카타르 도하서 17일 회의하지만 공급과잉 해소 어려워
그러나 지난 1월 수준으로 산유량을 동결하는 정도로는 수요·공급 균형을 찾을 수가 없다. 수급 균형을 되찾기 위해서는 생산량을 줄여야 한다. 이제 막 서방 제재에서 풀려난 이란은 지난 2월엔 하루 21만배럴을 생산하기 시작했고 앞으로 산유량을 단계적으로 늘려갈 계획이다. 하루 160만배럴을 뽑아내다가 전쟁 때문에 30만배럴까지 생산량이 줄어든 리비아도 마찬가지다.
또 쿠웨이트와 사우디아라비아는 두 나라의 중립지역에 있는 카프지 해상유전에서 하루 30만배럴 원유 생산을 재개하기로 지난달 29일 합의했다. 2014년 10월 외교관계 악화로 사우디가 일방적으로 생산을 중단한 이 유전이 다시 가동된다는 것은 비관적 전망을 강화하는 요인이다.
지난 3월 일부 산유국이 동결에 합의할 예정이라는 소식이 전해지면서 한때 브렌트유와 서부텍사스유(WTI)가 지난 1월말 최저치 대비 50~56% 높은 배럴당 41달러까지 치솟았던 것은 시장이 논리적이고 냉정한 추론이 아니라 분위기에 휩쓸리고 있다는 점을 보여줄 뿐이다.
도하에서 열리는 산유국 회의가 2014년 11월 사우디가 OPEC 회의에서 강하게 밀어붙였던 (셰일오일 업계를 고사시키려는) ‘시장점유율 수성’ 전략의 완전한 패배로 귀결될 것인지는 지금 당장 알 수 없다. 어쩌면 ‘2016년 1월 생산량’이라는 기준점이 2012년 이후 폐기됐던 회원국 쿼터제를 부활시킬 수도 있을 것이다. 그러나 지금까지 역사로 미루어 볼 때 OPEC 안팎의 생산량 감축 합의는 대부분 신통치 않은 결과를 낳았다.
OPEC은 지난달 보고서에서 올해 회원국들이 생산하는 원유에 대한 수요를 하루 3152만배럴로 예측했다. 회원국의 지난 2월 생산량을 다 합한 것(3234만배럴)보다 82만배럴 모자란다. 지난 1~2월 중국의 원유수요는 전년 동월 대비 고작 0.9% 늘어나는 데 그쳤다.
유가 하락이 글로벌 수요를 촉진한다는 인식도 바뀌고 있다. 국제통화기금(IMF)은 지난달 24일 블로그에서 “경제성장 둔화와 통화정책 고갈, 디플레이션 압력이 존재하는 가운데 유가가 떨어지는 것은 세계(경제)가 기대하는 ‘순풍’은 아니다”고 설명했다. 도하 산유국 회의 결과를 조심스럽게 받아들여야 하는 이유다.
반다나 하리 / 수석애널리스트
한국경제신문은 글로벌에너지 정보 제공업체 플래츠(Platts)의 에너지 관련 칼럼을 매달 1회 독점 게재합니다. 아래는 전체 원문.
OIL INSIGHT WITH PLATTS: Doha producer summit to keep markets guessing
Singapore -- Several OPEC and major non-OPEC members have signed up for confabulations over a “production freeze” proposal scheduled for April 17 in Doha, suggesting a fresh groundswell of support for an interventionist approach to stem the growing tide of oil in an oversupplied market.
Holding output steady at January 2016 levels -- if such an agreement is indeed forged and complied with -- may rein in the handful of producing countries actually able and wanting to raise output, but by definition won‘t reduce the 1.5-2.0 million b/d current oversupply or propel the market toward supply-demand equilibrium.

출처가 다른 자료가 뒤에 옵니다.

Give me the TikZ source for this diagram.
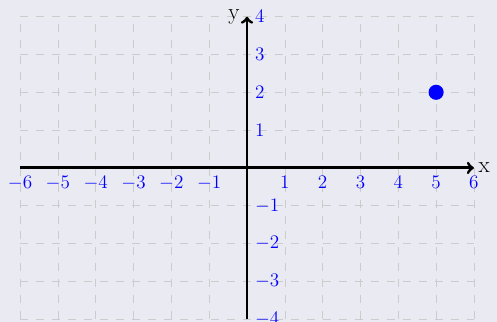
\documentclass[tikz,border=0pt]{standalone}
\usetikzlibrary{arrows,positioning}
\definecolor{paper}{RGB}{234,234,242}
\tikzset{%
  gridline/.style={draw=gray!40,dash pattern=on 6pt off 6pt,thin},
  axis/.style={draw=black,line width=2.2pt,->},
  axislabel/.style={font=\LARGE},
  ticklabel/.style={text=blue,font=\Large},
  point/.style={circle,fill=blue,inner sep=0pt,minimum size=0.4cm}%
}

\begin{document}
\begin{tikzpicture}
      \fill[paper] (-6.53,-4.07) rectangle (6.61,4.44);
      \useasboundingbox (-6.53,-4.07) rectangle (6.61,4.44);
      \draw[gridline] (-6,-4) grid (6,4);

      \coordinate (xmin) at (-6,0);
      \coordinate (xmax) at (6,0);
      \coordinate (ymin) at (0,-4);
      \coordinate (ymax) at (0,4);
      \draw[axis] (xmin) -- (xmax);
      \draw[axis] (ymin) -- (ymax);
      \node (xlabel) [axislabel,right=0pt of xmax] {x};
      \node (ylabel) [axislabel,left=2pt of ymax] {y};

      \foreach \x in {-6,...,-1,1,2,...,6}
        \node (xtick\x) [ticklabel,below=2.5pt] at (\x,0) {$\x$};
      \foreach \y in {-4,...,-1,1,2,...,4}
        \node (ytick\y) [ticklabel,right=2.5pt] at (0,\y) {$\y$};

      \node (pt) [point] at (5,2) {};
\end{tikzpicture}
\end{document}
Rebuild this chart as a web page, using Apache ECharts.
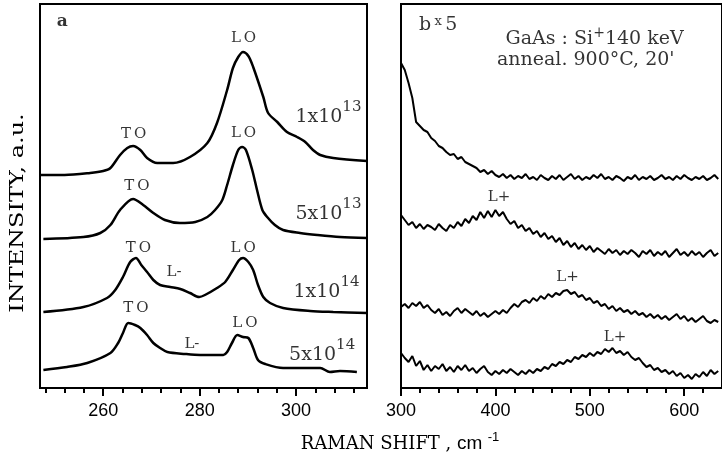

Only a production cut could do that.
Iran, poised to displace the US as the largest contributor to global crude supply growth this year, is expected to stay out of any freeze agreement, though there are signs of an emerging consensus to proceed without Iran. War-torn Libya, whose production has been languishing around 300,000 b/d against a potential of 1.6 million b/d, has also declined to participate.
A sanctions-free Iran has been aggressively courting customers and resumed term and spot crude sales to buyers in Europe after a nearly four-year hiatus, but it still cannot be paid in US dollars and its shipments are not getting full protection and indemnity (P&I) cover. The country managed to raise production by a modest 210,000 b/d in February, the first full month after the lifting of sanctions, reinforcing the view that its return to full potential will be a slow and gradual one.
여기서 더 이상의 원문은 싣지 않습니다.